White Dwarf Structure in $f(Q)$ Gravity

TL;DR

This paper explores how modifications in $f(Q)$ gravity affect white dwarf structures, revealing deviations from general relativity and potential observational signatures in maximum mass and radius.

Contribution

It introduces a detailed numerical analysis of white dwarf equilibrium configurations within $f(Q)$ gravity, highlighting the impact of nonmetricity corrections on stellar properties.

Findings

Nonmetricity corrections significantly alter high-density white dwarf structure.

Increasing $eta$ reduces the maximum white dwarf mass below Chandrasekhar limit.

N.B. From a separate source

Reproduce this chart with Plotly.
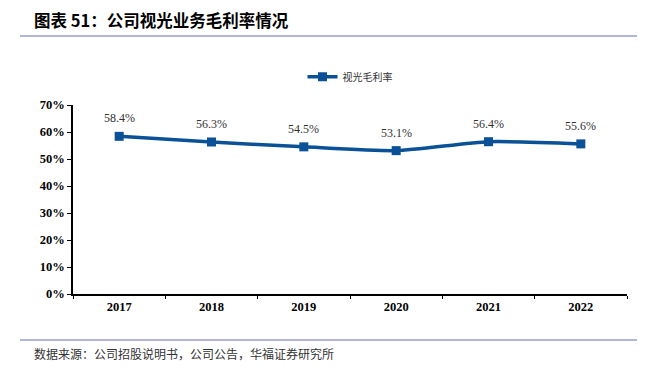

Results are consistent with observational data of ultra-massive white dwarfs.

Abstract

In this work, we investigate the equilibrium structure of white dwarfs within the covariant formulation of symmetric teleparallel $f(Q)$ gravity, in which gravity is described by the nonmetricity scalar $Q$ instead of spacetime curvature. We consider static and spherically symmetric stellar configurations composed of cold, fully degenerate electron matter and adopt a quadratic form of the gravitational Lagrangian, $f(Q)=Q+\alpha Q^{2}$, where $\alpha$ quantifies deviations from general relativity. The corresponding modified stellar structure equations are solved numerically in conjunction with the Chandrasekhar equation of state. We examine the impact of the parameter $\alpha$ on the internal structure and global properties of white dwarfs, including the radial profiles of the metric potentials, pressure, density, nonmetricity scalar, and enclosed mass, as well as the mass--radius relation. While negative values of $\alpha$ were explored, they lead to unstable or nonphysical configurations at high densities; therefore, the analysis is restricted to non-negative values of $\alpha$. Our results show that nonmetricity corrections produce significant deviations from the general relativistic predictions in the high-density regime. In particular, increasing $\alpha$ modifies the equilibrium configurations and leads to a reduction in the maximum mass relative to the Chandrasekhar limit, accompanied by corresponding changes in the stellar radius and interior profiles. For $\alpha = 5\times10^{18}\,\mathrm{cm^2}$, we obtain a maximum mass $M_{\max}=1.3519\,M_{\odot}$ and radius $R=2228.85\,\mathrm{km}$, which are consistent with the observational constraints of the ultra-massive white dwarf ZTF J1901+1458. These findings suggest that white dwarfs can provide a complementary astrophysical probe for testing the viability of $f(Q)$ gravity in the strong-field regime.